It's 1492. You all know what happened in 1492, ¿verdad? (Columbus discovered America.) Since we're living here on the other side of the Atlantic, this sounds pretty important to us, but at the time, other things where on the Spaniards' minds. After more than 700 years of constant warfare, the Christians succeeded in hounding the last Moors out of the Iberian peninsula. United under Isabella of Castille and Fernando of Aragon, they proved more than a match for the few remaining Muslims in their mountain stonghold of the Alhambra in Granada. Thus Spain became the first nation in the modern sense of the word, with a central government and homogenous society.

Well, the society was more or less homogenous. Once the Moors were sent packing to North Africa, everyone was Christian - everyone but the Jews, of course. Fernando and Isabella asked them to convert to Christianity, but most of them refused. So they were kicked out of the country and wound up settling in the major cities of the Netherlands, North Africa and the Ottoman Empire. These people, the Sephardies, never forgot their Spanish origin. In particular, they never forgot their 15th century Spanish, which is still in use today, giving us a window on the late-medieval form of the language.

Having accomplished all this, you would think that Ferdinand and Isabella would be happy just to sit back and manage their own little piece of Christianity. O-o-o-o no. They wanted more. Especially Isabella, who, against the advice of her experts, agreed to finance Columbus' crazy plan of getting to the spices in the East by sailing west.

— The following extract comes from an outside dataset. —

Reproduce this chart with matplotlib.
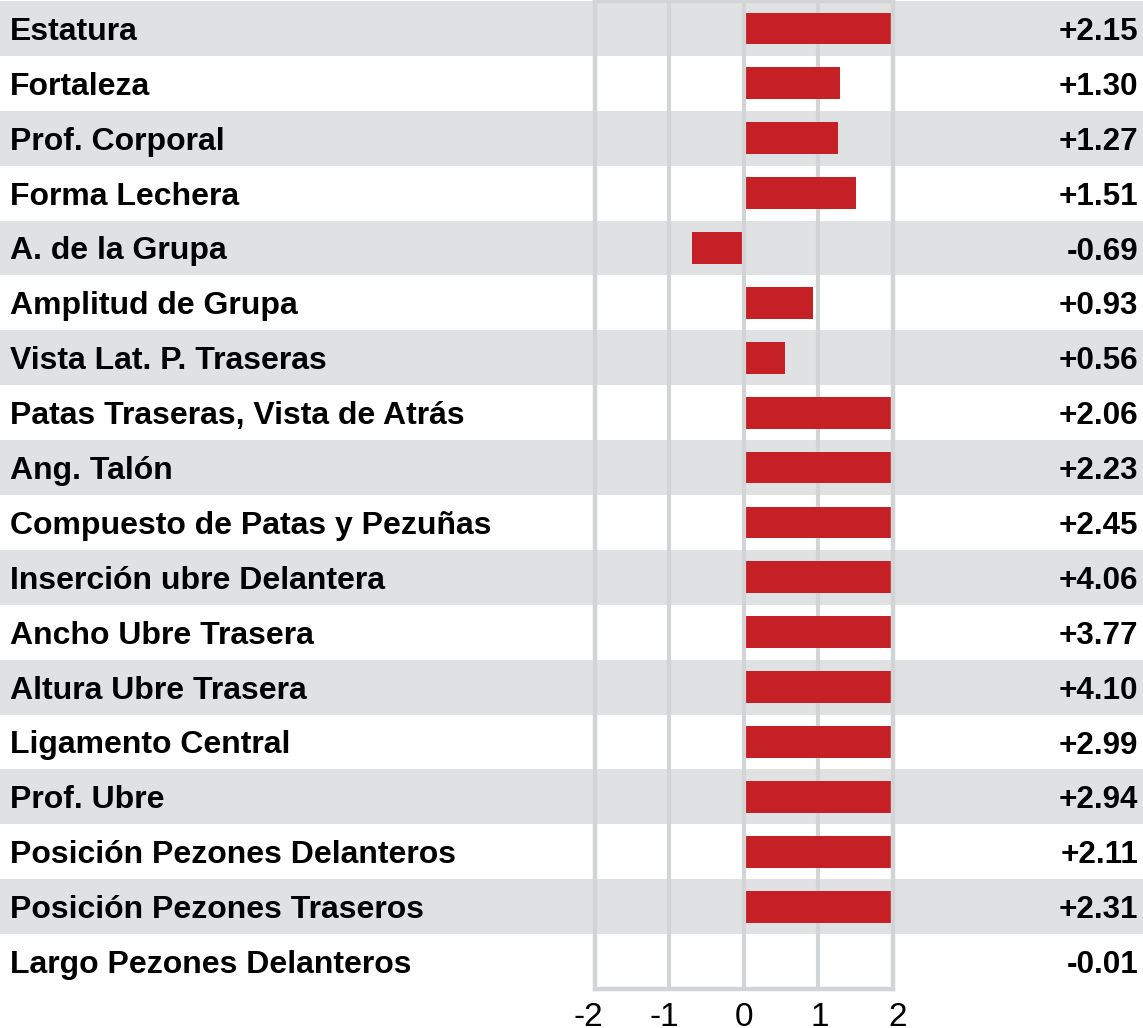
import matplotlib
matplotlib.use('Agg')
import matplotlib.pyplot as plt
import matplotlib.transforms as mtransforms
import numpy as np

plt.rcParams['font.family'] = ['Liberation Sans', 'DejaVu Sans']

LABELS = [
    'Estatura',
    'Fortaleza',
    'Prof. Corporal',
    'Forma Lechera',
    'A. de la Grupa',
    'Amplitud de Grupa',
    'Vista Lat. P. Traseras',
    'Patas Traseras, Vista de Atrás',
    'Ang. Talón',
    'Compuesto de Patas y Pezuñas',
    'Inserción ubre Delantera',
    'Ancho Ubre Trasera',
    'Altura Ubre Trasera',
    'Ligamento Central',
    'Prof. Ubre',
    'Posición Pezones Delanteros',
    'Posición Pezones Traseros',
    'Largo Pezones Delanteros',
]
VALUES = [2.15, 1.30, 1.27, 1.51, -0.69, 0.93, 0.56, 2.06, 2.23, 2.45,
          4.06, 3.77, 4.10, 2.99, 2.94, 2.11, 2.31, -0.01]
X_TICKS = [-2, -1, 0, 1, 2]

BAR_COLOR = '#c42026'
BAND_COLOR = '#e0e1e3'
GRID_COLOR = '#d3d4d6'

W, H = 1143, 1028
fig = plt.figure(figsize=(W / 100, H / 100), dpi=100)

# vertical extent of the rows, in pixels from the top
top_px, bot_px = 1, 989
bottom = 1 - bot_px / H
height = (bot_px - top_px) / H

n = len(LABELS)
y = np.arange(n)

# background bands + text, full width
ax_bg = fig.add_axes([0, bottom, 1, height])
ax_bg.set_xlim(0, 1)
ax_bg.set_ylim(n - 0.5, -0.5)
ax_bg.axis('off')
even = y[::2]
ax_bg.barh(even, 1, left=0, height=1, color=BAND_COLOR, linewidth=0)
for i, (lab, val) in enumerate(zip(LABELS, VALUES)):
    ax_bg.text(10 / W, i, lab, ha='left', va='center_baseline',
               fontsize=23, fontweight='bold', color='black')
    ax_bg.text(1138 / W, i, f'{val:+.2f}', ha='right', va='center_baseline',
               fontsize=22.6, fontweight='bold', color='black')

# bar chart
x0, x1 = 594.5, 892.5
ax = fig.add_axes([x0 / W, bottom, (x1 - x0) / W, height])
ax.set_facecolor('none')
ax.set_xlim(-2, 2)
ax.set_ylim(n - 0.5, -0.5)
for xv in (-1, 1):
    ax.axvline(xv, color=GRID_COLOR, linewidth=3, zorder=1)
ax.barh(y, VALUES, height=0.58, color=BAR_COLOR, linewidth=0, zorder=2)
ax.axvline(0, color=GRID_COLOR, linewidth=3, zorder=3)

for s in ax.spines.values():
    s.set_color(GRID_COLOR)
    s.set_linewidth(3.2)
ax.set_yticks([])
ax.set_xticks(X_TICKS)
ax.set_xticklabels([str(t) for t in X_TICKS])
ax.tick_params(axis='x', length=0, pad=9, labelsize=24)

# nudge tick labels a little, as in the source picture
shifts = {-2: -6, -1: -5, 0: 0, 1: 2, 2: 5}
for t, lbl in zip(X_TICKS, ax.get_xticklabels()):
    off = mtransforms.ScaledTranslation(shifts[t] / 100, 0, fig.dpi_scale_trans)
    lbl.set_transform(lbl.get_transform() + off)

fig.savefig('out.png', dpi=100)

Into this giddy atmosphere, where Europe's first nation was about to become the world's first global power, stepped a scholar from Salamanca, with a new book. The scholar's name was Antonio Nebrija, and his book was a grammar of the Castillian dialect of Spanish, based mainly on the usage of Toledo. Imagine Isabella's consternation. A book explaining how to speak a language that everyone knew by the time they were eight? What good is that? Well, as the bishop of Avila was quick to point out, after Isabella had subjugated all the fabulous lands that Columbus' expedition was going to open up to her, she was going to have govern them under Spanish law, which meant teaching them Spanish, as spoken in Toledo.

Por eso llamamos "castellano" al idioma español.